Weeping cherries, Bryn Mawr, PA
Philly’s more formal garden traditions harken back at least to the early 18th century. It was then, along the banks of Philadelphia’s Schuylkill River, that John Bartram, America’s first botanist, planted a garden from which notable American plants were distributed across the Atlantic. John traveled with his son William throughout the colonies studying and collecting plants, including Franklinia, a rare species that the father and son team came upon in the Altamaha River valley in Georgia. They brought seeds back to their nursery, trees of which are the source of all Franklinias in existence today. Franklinias have never been seen again in the wild since the Bartram’s last sighting.

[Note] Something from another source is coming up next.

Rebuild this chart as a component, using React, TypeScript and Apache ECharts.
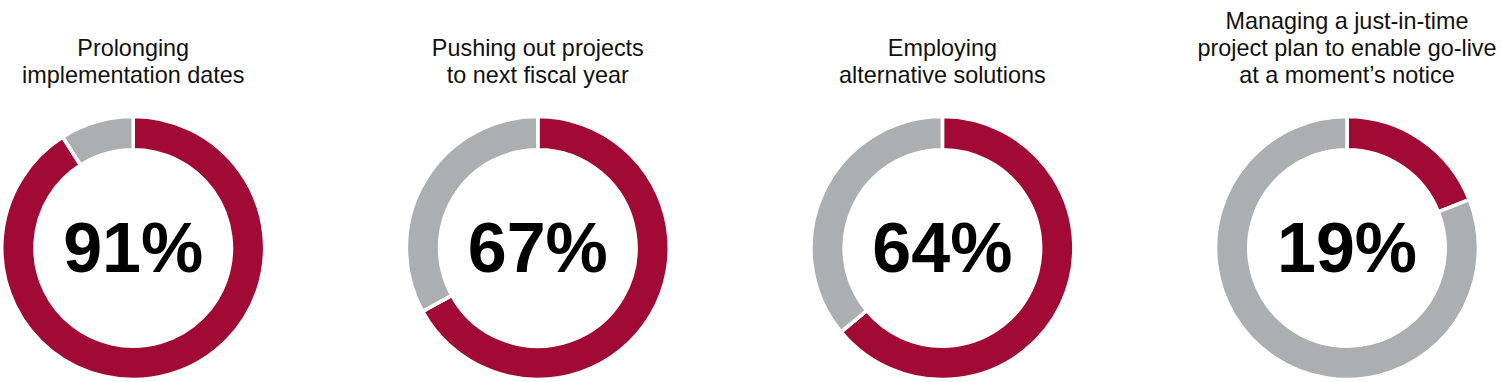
import React, { useEffect, useRef } from "react";
import * as echarts from "echarts";

const categories = [
  "Prolonging\nimplementation dates",
  "Pushing out projects\nto next fiscal year",
  "Employing\nalternative solutions",
  "Managing a just-in-time\nproject plan to enable go-live\nat a moment\u2019s notice",
];
const shareValues = [91, 67, 64, 19];

const RED = "#A10A35";
const GRAY = "#ACAFB2";

export default function App() {
  const ref = useRef<HTMLDivElement>(null);
  useEffect(() => {
    if (!ref.current) return;
    const chart = echarts.init(ref.current, undefined, { renderer: "svg" });
    const cx0 = 133.2;
    const step = 404.6;
    const cy = 248;
    const series = shareValues.map((v, i) => ({
      type: "pie",
      center: [cx0 + i * step, cy],
      radius: [98.2, 131.5],
      startAngle: 90,
      clockwise: true,
      silent: true,
      labelLine: { show: false },
      itemStyle: { borderColor: "#ffffff", borderWidth: 3.6 },
      data: [
        {
          value: v,
          name: "yes",
          itemStyle: { color: RED },
          label: {
            show: true,
            position: "center",
            formatter: v + "%",
            fontFamily: "Liberation Sans",
            fontWeight: "bold",
            fontSize: 70,
            color: "#000000",
          },
        },
        {
          value: 100 - v,
          name: "no",
          itemStyle: { color: GRAY },
          label: { show: false },
        },
      ],
    }));
    const titles = categories.map((c, i) => {
      const lines = c.split("\n").length;
      return {
        text: c,
        left: cx0 + i * step,
        top: lines === 3 ? 7 : 34,
        textAlign: "center",
        padding: 0,
        textStyle: {
          fontFamily: "Liberation Sans",
          fontWeight: "normal",
          fontSize: 23.4,
          lineHeight: 27,
          color: "#111111",
        },
      };
    });
    chart.setOption({
      animation: false,
      backgroundColor: "#ffffff",
      title: titles,
      series,
    });
    return () => chart.dispose();
  }, []);
  return (
    <div
      ref={ref}
      style={{ position: "absolute", left: 0, top: 0, width: 1502, height: 382 }}
    />
  );
}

Stewartia monophylla at the Barnes Foundation, PA

But let’s get back to today’s city of horticultural love (Philahortica?). Trees seem to like it there. I’ve come upon majestic specimens of sycamores and weeping cherries, Korean mountain ash from which drooped fiery, orange fruits, and stewartia trees with sculptural, copper-red trunks. Last week, the weather there was warm yet the ground seemed to be covered with broad, thin expanses of lingering snow. No, not snow! Closer inspection revealed sweeps of pale blue crocus flowers just unfolding. This self-seeding, deer-resistant crocus species — Crocus tommasinianus, with the appropriate common name of snow crocus — seemed to be coming up everywhere.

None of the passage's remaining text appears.